KABUL (AFP) - The five-year-old Afghan boy who won the Internet's heart when he was pictured wearing a plastic bag as an improvised Lionel Messi jersey is still eager to meet the Argentinian football superstar, he said on Friday.
Murtaza Ahmadi travelled with his family to Kabul this week to receive two jerseys autographed by Messi and presented to the young fan by Unicef.
Despite his obvious delight in the gifts, Murtaza, who is from the persecuted Hazara ethnic minority in Ghazni province, said he still dreams of coming face-to-face with Messi.
"I want to meet Messi. I like him," he said, proudly dribbling his new ball across a dusty field in Kabul while swimming in one of his new jerseys, which was much too big for him.
Murtaza's elder brother Homayoun, 15, turned a blue-and-white-striped plastic bag into a jersey for his sibling by scrawling "Messi" on it in marker pen, then posted the photos of Murtaza wearing it on Facebook in mid-January.
The image struck a chord with football fans around the world, as social media swiftly dubbed Murtaza "little Messi".

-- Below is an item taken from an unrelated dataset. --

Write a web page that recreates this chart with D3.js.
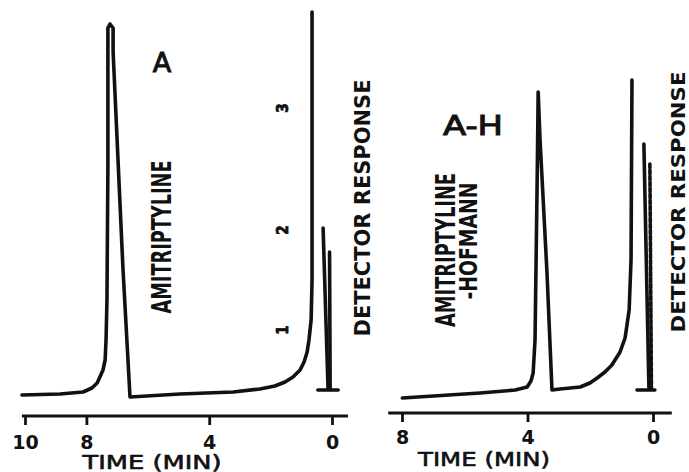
<!DOCTYPE html>
<html>
<head>
<meta charset="utf-8">
<script src="https://cdn.jsdelivr.net/npm/d3@7"></script>
<style>
  body { margin: 0; background: #fff; }
  svg { display: block; }
  .trace { fill: none; stroke: #111; stroke-width: 3.6; stroke-linejoin: round; stroke-linecap: round; }
  .axis line { stroke: #111; stroke-width: 2.8; }
  .axis text { font-family: "DejaVu Sans", sans-serif; font-weight: bold; font-size: 19px; fill: #111; }
  .lbl { font-family: "Liberation Sans Narrow", "DejaVu Sans Condensed", sans-serif; font-weight: bold; fill: #111; }
</style>
</head>
<body>
<div id="chart"></div>
<script>
// time ticks (min)
const ticksA = [10, 8, 4, 0];
const ticksAH = [8, 4, 0];

// traces: [time (min), detector response (% of full scale)]
const traceA = [
  [10.1, 1.25], [8.86, 1.5], [8.11, 2], [7.82, 3], [7.65, 4.25], [7.56, 5.75],
  [7.46, 7.5], [7.39, 10], [7.36, 15], [7.33, 25], [7.30, 58], [7.30, 93],
  [7.23, 94], [7.13, 93], [7.13, 87], [6.81, 33], [6.58, 0.75], [4.95, 1.5],
  [3.22, 2], [2.35, 2.75], [1.86, 3.5], [1.53, 4.5], [1.27, 5.75], [1.04, 7.5],
  [0.91, 9.5], [0.81, 12], [0.75, 15], [0.68, 20], [0.65, 30], [0.65, 97]
];
const traceAH = [
  [7.99, 0.5], [5.51, 1.75], [4.39, 2.5], [4.01, 3.25], [3.89, 4.75], [3.82, 6.75],
  [3.76, 15], [3.69, 56], [3.66, 77], [3.60, 65], [3.38, 32], [3.22, 2.5],
  [2.96, 2.75], [2.32, 3.25], [2.01, 4.25], [1.78, 5.5], [1.53, 7], [1.31, 8.75],
  [1.05, 12], [0.89, 15.5], [0.76, 22.5], [0.70, 35], [0.67, 80]
];

// detector response marker at injection (t ~ 0)
const markerFootA = [[0.46, 2.5], [-0.2, 2.5]];
const markerA1 = [[0.29, 43], [0.13, 3]];
const markerA2 = [[0.08, 37], [0.06, 3]];
const markerFootAH = [[0.51, 2.5], [-0.06, 2.5]];
const markerAH1 = [[0.29, 64], [0.13, 3]];
const markerAH2 = [[0.10, 59], [0.05, 3]];

// attenuation marks beside peak A
const attenMarks = [["3", 73], ["2", 42.5], ["1", 17.5]];

const W = 689, H = 472;
const svg = d3.select("#chart").append("svg").attr("width", W).attr("height", H);

const y = d3.scaleLinear().domain([0, 100]).range([400, 0]);
const xA = d3.scaleLinear().domain([10, 0]).range([25, 332]);
const xAH = d3.scaleLinear().domain([8, 0]).range([402, 653]);

function drawPanel(x, trace, foot, m1, m2, dashed2, ticks, axisY, axisDom, labY, timeX, timeY, timeLen) {
  const line = d3.line().x(d => x(d[0])).y(d => y(d[1]));
  svg.append("path").attr("class", "trace").attr("d", line(trace));
  svg.append("path").attr("class", "trace").attr("d", line(foot)).attr("stroke-width", 2.8);
  svg.append("path").attr("class", "trace").attr("d", line(m1)).attr("stroke-width", 2.8);
  svg.append("path").attr("class", "trace").attr("d", line(m2)).attr("stroke-width", 2.2)
    .attr("stroke-dasharray", dashed2 ? "4,2" : null);

  // axis
  const g = svg.append("g").attr("class", "axis").attr("transform", `translate(0,${axisY})`);
  g.append("line").attr("x1", x(axisDom[0])).attr("x2", x(axisDom[1])).attr("y1", 0).attr("y2", 0);
  g.call(d3.axisBottom(x).tickValues(ticks).tickSize(9).tickSizeOuter(0).tickFormat(d3.format("d")));
  g.select(".domain").remove();
  g.selectAll(".tick text").attr("y", labY).attr("dy", 0);

  svg.append("text").attr("x", timeX).attr("y", timeY)
    .attr("text-anchor", "middle")
    .attr("textLength", timeLen).attr("lengthAdjust", "spacingAndGlyphs")
    .style("font-family", "DejaVu Sans, sans-serif").style("font-size", "19px")
    .style("stroke", "#111").style("stroke-width", 0.6).style("fill", "#111")
    .text("TIME (MIN)");
}

drawPanel(xA, traceA, markerFootA, markerA1, markerA2, false, ticksA, 416, [10.1, -0.52], 33, 152, 469, 139);
drawPanel(xAH, traceAH, markerFootAH, markerAH1, markerAH2, true, ticksAH, 413, [8.44, -0.6], 31, 484, 466, 132);

// rotated labels: center x, center y, length, font size
function vText(txt, cx, cy, len, fs) {
  const cap = fs * 0.72;
  svg.append("text").attr("class", "lbl")
    .attr("transform", `translate(${cx + cap / 2},${cy}) rotate(-90)`)
    .attr("text-anchor", "middle")
    .attr("textLength", len).attr("lengthAdjust", "spacingAndGlyphs")
    .style("font-size", fs + "px")
    .text(txt);
}
vText("AMITRIPTYLINE", 161, 237, 153, 27);
vText("DETECTOR RESPONSE", 362, 208, 257, 21);
vText("AMITRIPTYLINE", 445, 250, 154, 27);
vText("-HOFMANN", 468, 241, 117, 24);
vText("DETECTOR RESPONSE", 678, 202, 261, 20);

attenMarks.forEach(d => {
  svg.append("text").attr("class", "lbl")
    .attr("transform", `translate(${xA(1.6) + 5},${y(d[1])}) rotate(-90)`)
    .attr("text-anchor", "middle")
    .style("font-size", "15px")
    .style("stroke", "#111").style("stroke-width", 0.8)
    .text(d[0]);
});

// panel letters
svg.append("text").attr("x", 162).attr("y", 72).attr("text-anchor", "middle")
  .style("font-family", "DejaVu Sans, sans-serif").style("font-size", "27px")
  .style("stroke", "#111").style("stroke-width", 1).style("fill", "#111")
  .text("A");
svg.append("text").attr("x", 473).attr("y", 135).attr("text-anchor", "middle")
  .attr("textLength", 60).attr("lengthAdjust", "spacingAndGlyphs")
  .style("font-family", "DejaVu Sans, sans-serif").style("font-size", "27px")
  .style("stroke", "#111").style("stroke-width", 1).style("fill", "#111")
  .text("A-H");
</script>
</body>
</html>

The Afghan Football Federation had said Messi was in contact with it to arrange a meeting with Murtaza as soon as possible, with the Spanish embassy in Kabul saying it would do whatever possible to help.
But setting up a meeting in war-torn Afghanistan is fraught with security challenges.
A source close to Messi's entourage said earlier this month that he could neither confirm nor deny the speculation regarding a possible meeting.
"Murtaza is very happy to receive the autographed jerseys from Messi but he wants to meet him face-to-face," Arif Ahmadi, the child's father, said.
He added the family also dreams of Murtaza becoming a goodwill ambassador for children in the conflict-stricken country, while uncle Yasin Ahmadi said the family hoped Messi's team Barcelona would establish a football club in Afghanistan "so that children who are talented like Murtaza could become the future Messi".
Football and cricket are the two most popular sports in Afghanistan - but sports were rarely played under Taliban rule, and the football stadium in Kabul was a notorious venue for executions, stonings and mutilations.